Sarah: I was born in New Zealand and I moved to Australia when I was 5 years old. There was a lot of arguing in my household over money. It was tough at times to figure out who I was in the world. I was the first child my mother kept; she gave away her first 2 children for adoption. She had so many blockages emotionally from it that she didn’t know how to really deal affectively with my sister or me.
I didn’t directly experience any abuse but I felt there was a certain level of neglect that took place. Although there were parents in my household they were too busy fighting for their own emotional freedom. So I had no guidance on what a normal caring relationship looked like, that molded me for what happened later on.
Me: So how old were you when you first experienced abuse?

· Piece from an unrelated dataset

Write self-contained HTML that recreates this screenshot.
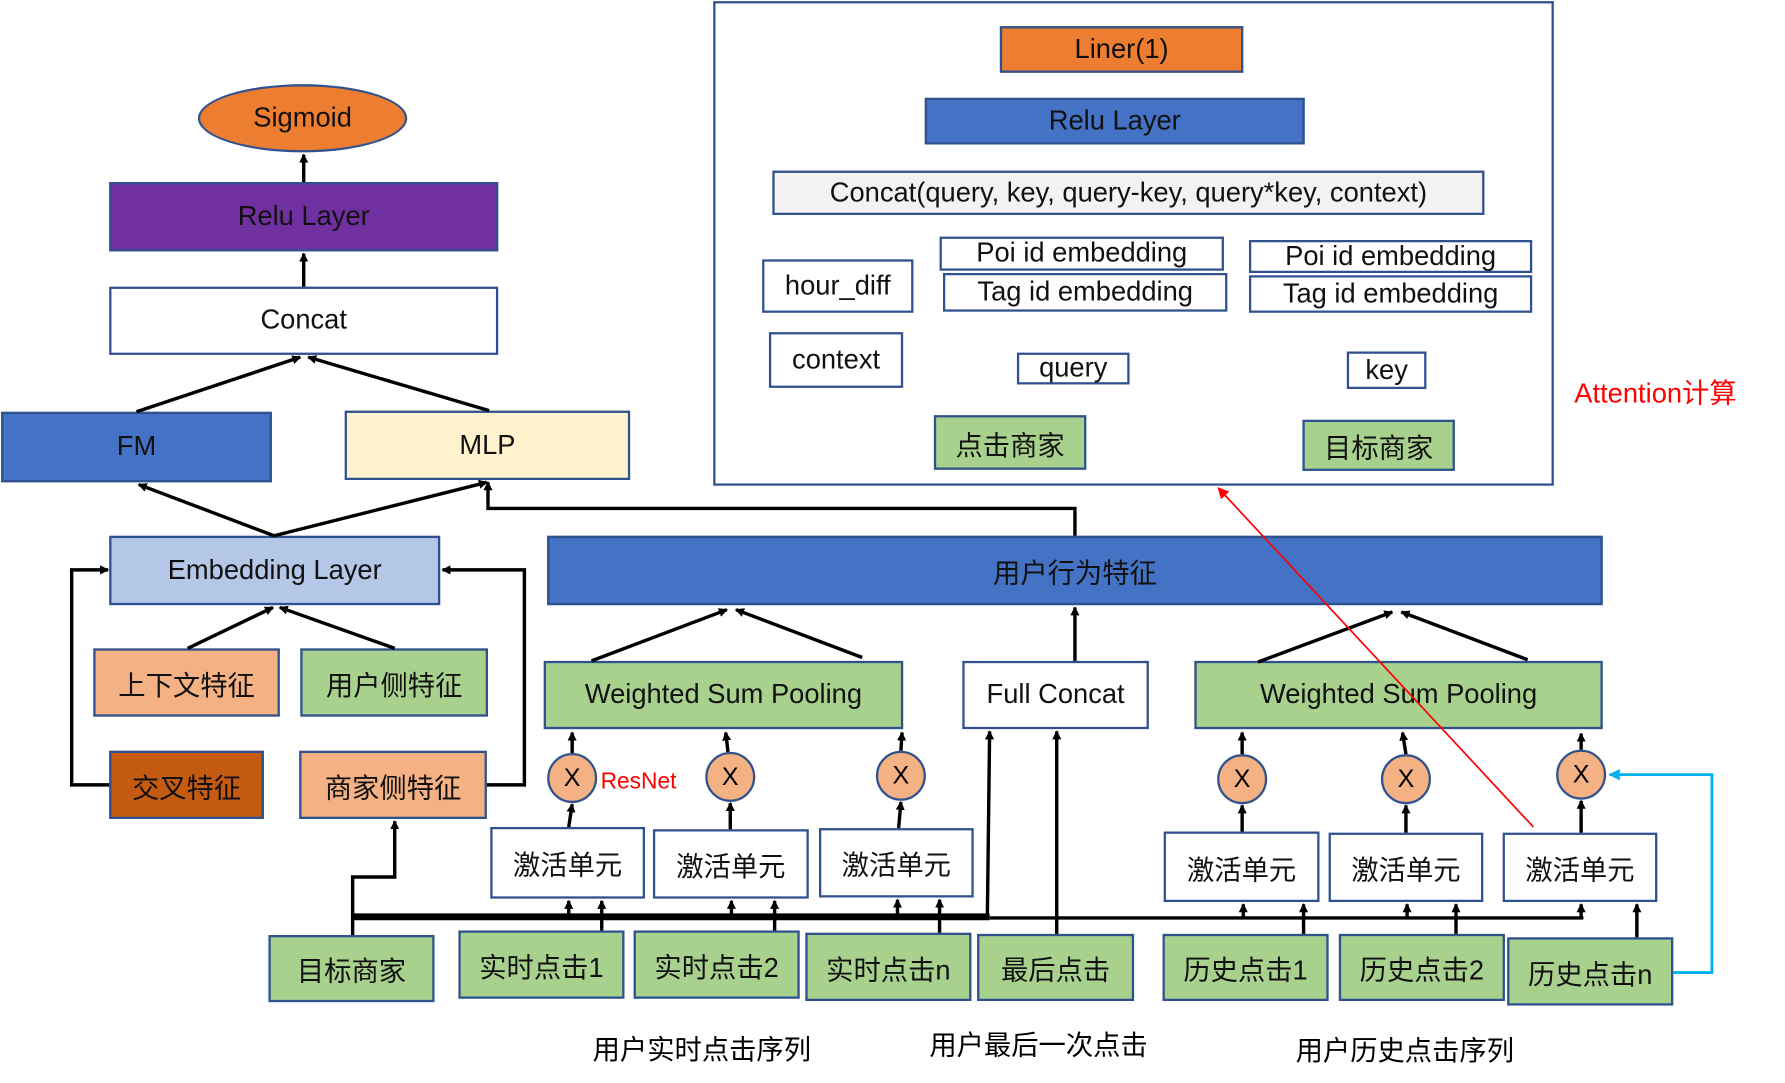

Where was your self -worth?
Sarah: I was always trying to prove myself and distract my way away from the dysfunction. I had a string of boyfriends that treated me very badly; they had little respect for me. I remember one boy said to me, I was 15 at the time, “All I need from you is a pair of tits and a C*** that set the tone early on for what boys were looking for. Then I met my husband when I was 19, and he was 11 years and 11 months older than I was. It was a different level of control then what I experienced before. I became an instant stepmother. We met in an art gallery, he meditated regularly and that captivated my attention. I realized later on that I modified who I was to gain his approval so I wasn’t living my authentic self.
Me: So here you were 19 and he was 31, you were living together while wearing a mask. How did the abuse start, what are some things that he did and said that made you feel you couldn’t be yourself to the point that you bought in?
Sarah: There was a lack of intimacy and when there was intimacy it was his rules. For example he wanted to have sex without a condom yet I didn’t want to get pregnant. He expressed that he wouldn’t feel as close to me if we used protection. We got engaged 6 months into the relationship, there was no attention and total neglect.
Me: So if you felt neglected what made you decide to get engaged?
Sarah: My only other choice I felt at the time was to go back to my parent’s household where there was more neglect and constant fighting. I wanted financial security and to explore who I was. Now that I had this false sense of security I wanted to have a child to fill the void, the lack of attention I was getting from him. Let’s face it, it was immature thinking on my part but I was only 19 trying to find my way in the world. We were spiritually married but not physically. On our wedding night there was no sex he just wanted to watch TV. I sucked up how I felt until a year later I got pregnant once we finally were intimate. I was months into the pregnancy when I started to bleed but I kept it a secret from my husband for 2 weeks because I didn’t feel comfortable owning my voice. I didn’t want the reality to collapse that I couldn’t hold onto the relationship. We lost the baby at 16 weeks and we never spoke about it. On the day I lost our baby he said, “You are not the only woman who has ever lost a pregnancy.” I remember crying and wanting him to show up. We were planning on getting legally married at the time and whenever we had arguments he would slap my face to calm me down. I thought, “This isn’t the worst thing in the world, let’s just keep moving forward.” Eight weeks later I got pregnant with my son. In that year and a half we were together we only had sex about 5 or 6 times. Then the abuse escalated, I was about 4 weeks pregnant, I remember we had an argument, he locked his son out on the porch, the one he had with a woman prior to me, and he chased me around the house, he chased me into the bathroom and slammed me up against the towel rail and he started to repeatedly beat me as hard as he could with a clenched fist. I pleaded with the Universe to not let my baby get hurt, so I was hunched over and covering my stomach. He would hit parts of my body where the bruising wouldn’t show. Despite all of this I moved forward with the wedding with bruises on my arms, I was 21, and felt I had no other choice. I was 4 ½ months pregnant and the year was 2001. That was one of the most eye opening experiences I had with abuse. Once married I learned very quickly how much I could and could not use my voice where he would explode and come after me. In the total 10 years that we were married there were over 40 physical assaults. I never called the police nor told my parents.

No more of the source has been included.